Girlfriend in a Coma – Review

Girlfriend in a Coma

by Douglas Coupland
(Harpercollins)
by Dave Liljengren

In 1990, Douglas Coupland incorporated the name of a semi-obscure UK rock band into the title of his first novel. In the process, he popularized the phrase that would come to describe a generation of Americans and their propensities for directionlessness, narcotizing, self-pity, and reruns. Though only eight years have passed since Generation X: Tales From an Accelerated Culture, both Coupland, and the late-born miscreants about which he writes, have come of age. In Girlfriend, Coupland, a Vancouver native, deftly applies all of his prosaic gifts – a keen ear for dialogue, a satirist’s eye for pop-cultural absurdity, and a profound love for his characters – to a story involving death, spiritual awakening, and the apocalypse as seen from British Columbia. While these elements have appeared in previous works by the author, they were but fleeting cameos and mere preludes to the gripping drama and fully-developed story into which they are invested in Girlfriend. Previous Coupland works have succeeded best in helping Generation Xers to understand post-modern culture and their seeming need to fractionalize it into a primary-school collage of high and low art.
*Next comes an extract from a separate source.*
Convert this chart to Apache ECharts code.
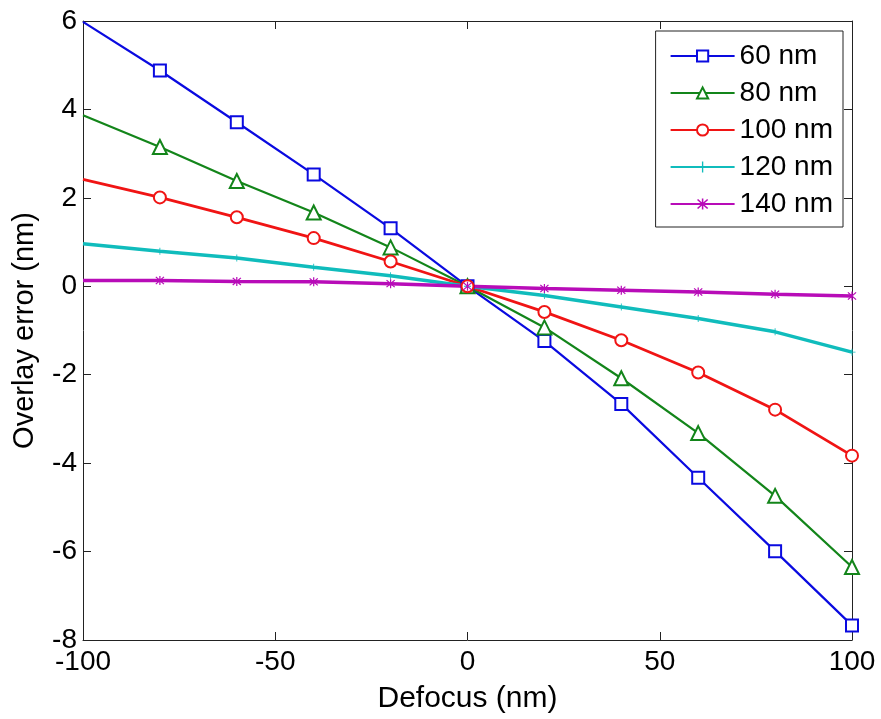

Despite a title taken from a Smiths song, and the mildly distracting sprinkles of other Smiths-related verbiage throughout the work, Girlfriend transcends the limitations of subject and demographics inherent in such devices, and addresses graver, and more universally relevant, questions such as, “From where does meaning come?” and “Now that we have all the consumer goods we ever wanted, what shall we do with the balance of our lives?” I recommend Girlfriend in a Coma to anyone of any age.